Anggota DPD Nafa J Awat Sedih Lihat  Masyarakat jadi Penonton di Perkebunan Sawit

    JAKARTA – Anggota DPD RI Daerah Pilihan Kalimantan Tengah Nafa J Awat merasa sedih melihat masyarakat yang hidup di sekitar area perkebunan sawit terutama penduduk asli di daerahnya hanya sebagai penonton, tidak menikmati hasil dari perkebunan karena mereka berada di luar dari bagian perusahaan pengelola.
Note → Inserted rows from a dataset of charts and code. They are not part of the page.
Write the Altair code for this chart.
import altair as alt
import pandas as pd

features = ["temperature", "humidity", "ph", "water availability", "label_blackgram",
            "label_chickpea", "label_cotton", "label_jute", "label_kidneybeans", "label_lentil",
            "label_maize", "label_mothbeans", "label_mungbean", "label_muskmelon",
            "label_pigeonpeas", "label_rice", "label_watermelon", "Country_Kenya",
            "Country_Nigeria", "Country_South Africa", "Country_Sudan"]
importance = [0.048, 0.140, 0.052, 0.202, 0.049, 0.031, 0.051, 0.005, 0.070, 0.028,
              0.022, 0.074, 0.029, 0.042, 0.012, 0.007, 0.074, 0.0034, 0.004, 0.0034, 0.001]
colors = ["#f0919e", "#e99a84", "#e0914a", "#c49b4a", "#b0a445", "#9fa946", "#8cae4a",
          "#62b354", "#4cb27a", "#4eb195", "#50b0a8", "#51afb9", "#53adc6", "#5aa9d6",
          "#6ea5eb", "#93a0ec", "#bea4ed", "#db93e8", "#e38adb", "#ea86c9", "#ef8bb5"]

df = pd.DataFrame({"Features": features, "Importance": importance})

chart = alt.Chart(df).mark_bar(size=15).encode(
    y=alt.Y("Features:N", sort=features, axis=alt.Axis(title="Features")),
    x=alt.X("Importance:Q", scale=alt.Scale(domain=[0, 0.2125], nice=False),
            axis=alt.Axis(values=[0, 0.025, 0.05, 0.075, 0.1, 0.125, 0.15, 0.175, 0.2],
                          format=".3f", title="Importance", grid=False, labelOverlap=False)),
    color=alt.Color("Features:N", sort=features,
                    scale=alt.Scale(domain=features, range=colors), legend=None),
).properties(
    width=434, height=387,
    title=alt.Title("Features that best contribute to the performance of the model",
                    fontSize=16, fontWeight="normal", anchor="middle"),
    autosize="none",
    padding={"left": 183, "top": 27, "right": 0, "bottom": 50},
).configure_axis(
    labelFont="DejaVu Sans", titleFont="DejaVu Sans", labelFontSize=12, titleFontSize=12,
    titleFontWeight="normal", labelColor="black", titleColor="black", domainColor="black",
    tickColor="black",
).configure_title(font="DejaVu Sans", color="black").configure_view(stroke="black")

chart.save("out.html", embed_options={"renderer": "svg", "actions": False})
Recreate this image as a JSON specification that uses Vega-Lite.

    “Perusahaan dimanapun juga tujuannya mencari profit atau untung sehingga untuk mencapai itu pola rencananya mencari tenaga kerja yang terbaik tentunya didatangkan tenaga siap pakai dari luar tanpa memikirkan keberadaan masyarakat sekitar lingkungan perkebunan. Karena mereka tidak berhubungan dengan operasional perusahaan itulah lalu hanya jadi penonton,” kata senator itu saat berbincang salah satu masalah yang terjadi di Kalteng, ketika ditemui di ruang kerjanya, Jumat (27/7/2018)

    Menurutnya, hal yang sangat menyedihkan itu ketika masysrakat yang sudah lama berdiam di dalam area perkebunan juga punya lahan beberapa hektare sebelum berubah fungsi bekas HPH karena alih fungsi ke perkebunan, lahan mereka masuk areal perkebunan sehingga diakui milik perusahaan, jadi hak tanah mereka hilang.

    Ditambah masyarakat ini tidak dilibatkann pada kegiatan perkebunan. Jadi, walau sawit berhasil dipanen dan dijual, masyarakat asli tidak merasakan dari hasil itu.

    “Kesejahteraan dari hasil kebun sawit lepas karena masyarakat asli berada di luar sistem atau bukan karyawan dan pekerja di perkebunan itu,” ujarnya.

    Disinilah ada kesalahan sistem, jika saja pola yang dipakai jenis koperasi maka akan ada keterkaitan kenersamaan dalam kegiatan perkebunan dengan masyarakat sekitarnya. Tapi karena sistem pengelolaan perusahaan terbatas, maka polanya berbeda dengan koperasi.

    Akibat itu masyarkat asli jadi penonton saja hanya merasakan efek ada perkebunan sawit yang merubah lingkungan suasana kehidupan tapi dalam hal kesejahteraan tidak dirasakan mereka dari hasil sawit itu.

    “Semestinya berkembang perkebunan sawir maka berkembang juga kesejahteraan .masyarakat sekitarnya bukan sebaliknya, hanya sebagai penonton,” katanya.

    Diingatkannya jangan hanya perusahaan perkebunan mempunyai izin pengelolaan lahan berdasarkan luas areal tanpa melihat di wilayah mereka itu ada sebagian hak milik masyarakat lalu tidak diperhatikan keberadaan masyarakat itu.

    “Seharusnya mereka yang memiliki lahan itu diajak dalam kegiatan perkebunan bukan dianggap seakan tidak ada,” katanya.

    Lanjutnya, DPD sekarang masih membahas Rancangan Undang-undang tentang Hak Adat dan Ulayat.

    “Dalam RUU itu tanah adat dan Ulayat tidak mudah hilang dicaplok oleh perusahaan perkebunan,” ujarnya.